The Fuse #2 [Advance Review]

The Fuse #2 (Image): Do you guys remember in the Firefly and Serenity ‘verse, how part of Joss Whedon’s foundational world-build was to postulate that the United States of America and the People’s Republic of China eventually moved past some global conflict as long-standing opposed superpowers and formed a centralized government, an alliance which led to the fusion of American and Chinese cultures? It dramatically shaped the world and altered everything from architecture and signage, to clothing style, to the speech patterns, to the mixed-race composition of society, to the lingering grudges that existed in the universe. I’m wondering if writer Antony Johnston’s backstory world-build for The Fuse includes something similar. I find it interesting how there is subtle tension between Russia and Germany, most obviously represented in the two lead characters – less apparent by how certain cities are referred to, as if some alt future timeline spun out of WWII, or another future conflict that locked these two countries in contention as humans went to the orbital. That’s just me thinking out loud.

Johnston, artist Justin Greenwood, colorist Shari Chankhamma, and letterer Ed Brisson continue this “CSI: Galactica” genre blender of police procedural and old-school sci-fi, delivering firmly on the narrative promise that the first issue introduced. Ristovych and Dietrich investigate what looks like a series of connected homicides, one that leads them right to the steps of city hall, and they quickly get swept up into a larger world of politicized campaign mayhem as local elections appear to be looming. It’s a nice move that shows there’s a larger world humming along that extends beyond the immediate beat of our two cops. I’ve lauded Johnston in the past for not insulting reader’s intelligence and expositing information, but I’ll admit that the unexplained acronyms might get a touch thick at times, with your FGUs and your FLF and your MFC and all, but it’s almost like he’s doing it deliberately now, showing that you can avoid handing your audience EVERYTHING and they’ll still be able to follow along and discern meaning. I mean, FLF and MFC are surely opposed political bodies, so do we really need to parse the exact words the acronyms stand for? It’s an interesting writing dynamic to watch unfold. My mind is always drawn to the smallest detail, like the term “Saturday special” being used. Typically you’d see a cheap gun used in a crime referred to as a “Saturday night special” planet-side. Johnston is too skilled a writer to make a casual mistake, so I’m guessing it’s deliberate because there’s no “night” in space(?).

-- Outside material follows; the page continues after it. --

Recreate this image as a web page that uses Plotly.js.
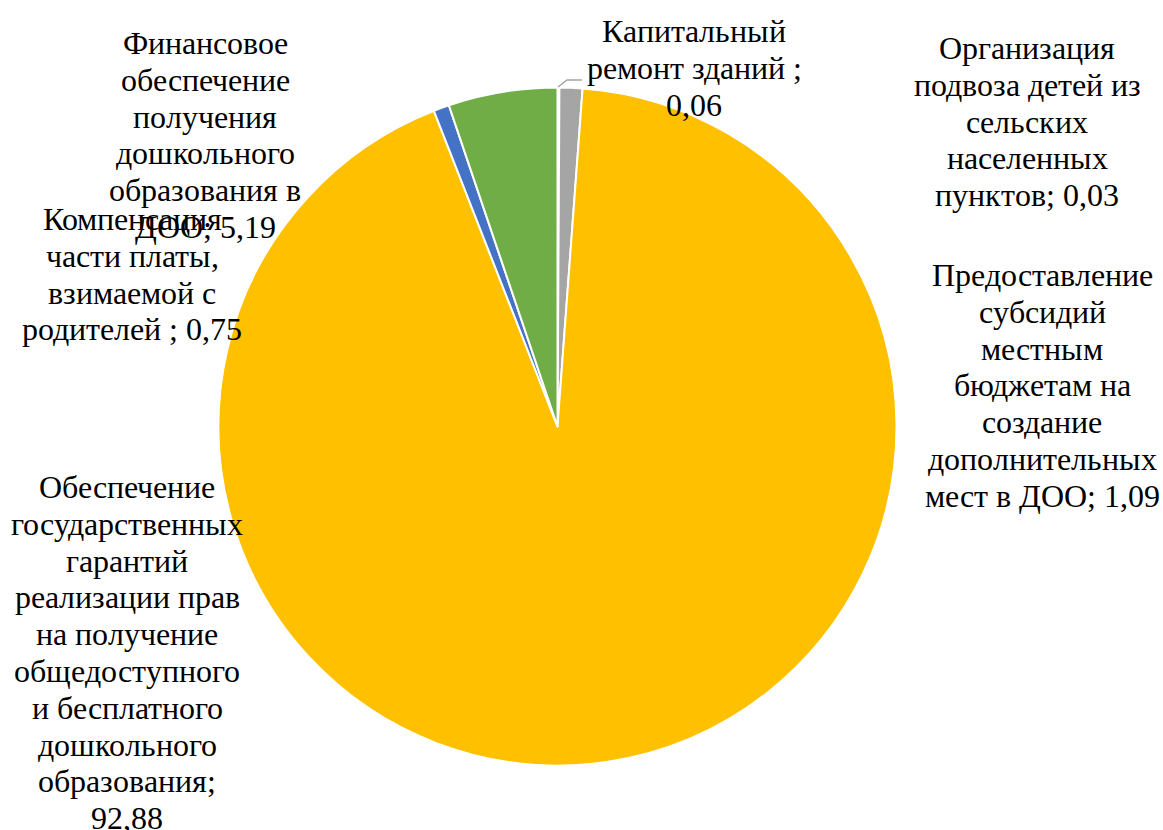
<!DOCTYPE html>
<html>
<head>
<meta charset="utf-8">
<script src="https://cdn.plot.ly/plotly-3.0.1.min.js"></script>
<style>
@font-face {
  font-family: 'LabelSerif';
  src: local('Liberation Serif'), local('LiberationSerif'), local('LiberationSerif-Regular'), local('Times New Roman');
  font-display: block;
}
html,body{margin:0;padding:0;background:#fff;}
#chart{width:1163px;height:830px;}
</style>
</head>
<body>
<div id="chart"></div>
<script>
// Data
const categories = [
  "Капитальный ремонт зданий",
  "Организация подвоза детей из сельских населенных пунктов",
  "Предоставление субсидий местным бюджетам на создание дополнительных мест в ДОО",
  "Обеспечение государственных гарантий реализации прав на получение общедоступного и бесплатного дошкольного образования",
  "Компенсация части платы, взимаемой с родителей",
  "Финансовое обеспечение получения дошкольного образования в ДОО"
];
const values = [0.06, 0.03, 1.09, 92.88, 0.75, 5.19];
const valueLabels = ["0,06", "0,03", "1,09", "92,88", "0,75", "5,19"];
const labelLines = [
  ["Капитальный", "ремонт зданий ;", "0,06"],
  ["Организация", "подвоза детей из", "сельских", "населенных", "пунктов; 0,03"],
  ["Предоставление", "субсидий", "местным", "бюджетам на", "создание", "дополнительных", "мест в ДОО; 1,09"],
  ["Обеспечение", "государственных", "гарантий", "реализации прав", "на получение", "общедоступного", "и бесплатного", "дошкольного", "образования;", "92,88"],
  ["Компенсация", "части платы,", "взимаемой с", "родителей ; 0,75"],
  ["Финансовое", "обеспечение", "получения", "дошкольного", "образования в", "ДОО; 5,19"]
];
const colors = ["#4472C4", "#ED7D31", "#A5A5A5", "#FFC000", "#4472C4", "#70AD47"];

// Layout (label placement in pixels: center x, first line center y)
const W = 1163, H = 830;
const labelPos = [
  [694, 31], [1027, 48], [1042, 275], [127, 487], [132, 219], [205, 43]
];
const lineGap = 36.8;
const FONT = 'LabelSerif, Liberation Serif, serif';

function buildLayout() {
  const annotations = [];
  labelLines.forEach((lines, i) => {
    lines.forEach((t, j) => {
      annotations.push({
        text: t, showarrow: false,
        xref: 'paper', yref: 'paper',
        x: labelPos[i][0] / W, y: 1 - (labelPos[i][1] + j * lineGap) / H,
        xanchor: 'center', yanchor: 'middle',
        font: {family: FONT, size: 32, color: '#000'}
      });
    });
  });
  const shapes = [{
    type: 'path', xref: 'paper', yref: 'paper',
    path: 'M ' + (558/W) + ',' + (1-87/H) + ' L ' + (567/W) + ',' + (1-80/H) + ' L ' + (582/W) + ',' + (1-80/H),
    line: {color: '#A5A5A5', width: 1.5}
  }];
  return {
    width: W, height: H,
    margin: {l: 0, r: 0, t: 0, b: 0},
    paper_bgcolor: '#ffffff',
    showlegend: false,
    annotations: annotations,
    shapes: shapes
  };
}

const cx = 557.5, cy = 426.5, r = 339;
function buildTrace() {
  return {
    type: 'pie',
    labels: categories,
    values: values,
    sort: false,
    direction: 'clockwise',
    rotation: 0,
    textinfo: 'none',
    hoverinfo: 'label+value',
    marker: {colors: colors, line: {color: '#ffffff', width: 2}},
    domain: {x: [(cx - r) / W, (cx + r) / W], y: [1 - (cy + r) / H, 1 - (cy - r) / H]}
  };
}

const cfg = {displayModeBar: false, staticPlot: true};
Plotly.newPlot('chart', [buildTrace()], buildLayout(), cfg);
if (document.fonts && document.fonts.load) {
  document.fonts.load('32px LabelSerif', 'Капитальный 0,06').then(() => {
    Plotly.react('chart', [buildTrace()], buildLayout(), cfg);
  }).catch(() => {});
}
</script>
</body>
</html>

The police work is spot-on in this issue, essentially the two detectives spend the entire issue canvassing the station, doggedly working leads, some which run to dead ends, and some which pan out and blow up, all of which need to be followed as part of a thorough investigative process. Johnston is good at depicting cops who are essentially profiling victims and perps, trying to get into their mindset and figure out the sequence of things in order to explain their actions (because timeline leads to causality leads to motive leads to identity). I enjoy the subtle sci-fi clues, like the characters talking to their personal computers, ala ST:TNG, a kind of future setting shorthand. I also really dug the campaign manager giving crafty feedback to the video feed, it reminded me of those smart Aaron Sorkin scenes in The West Wing when Sam and Josh would be prepping Bartlett for a speech or a debate. Johnston is always good about weaving in social issues, whether it’s class distinctions with white collar politicians, blue collar cops, or no collar cablers, effort to show multiple ethnicities and locales during the course of the investigation, dropping references to the ’97 race riots, or weighing the pros and cons of the surveillance state, always done naturally via dialogue. It’s not just an empty crime caper, there’s a bounty of relevant ideas to chew on, which is fitting for a place that feels like a floating Manhattan.

Justin Greenwood’s artistic ability seems to get better and better with each successive project. He’s become an expert at visual storytelling and drawing the reader’s eye around the page in a lively way, in what could otherwise basically amount to a boring talking heads issue. There’s so much diversity in his shots, the high camera position in the ME’s office, low angle shots of mysterious conversations, hitting silent story beats for emphasis on a reaction, long zero point perspective shots, staging talking characters in the foreground and background so that there’s two layers of “action” occurring in panel, or setting up Chankhamma to deliver things like high contrast fluctuations between white spaces and crisp colors, or the way the shadows fall ominously in Yuri’s office, partially obscuring him (and what he’s saying) in darkness. The best example of this symphony is probably the beautiful point-counterpoint of inset panels as Ristovych and Dietrich deduce the mystery (and build rapport based on skill in the process). It’s a very well balanced page. The Fuse is an ideal stepping stone into Johnston’s larger body of work, come for the high concept hook, but stay for the quality of craft on display. Grade A.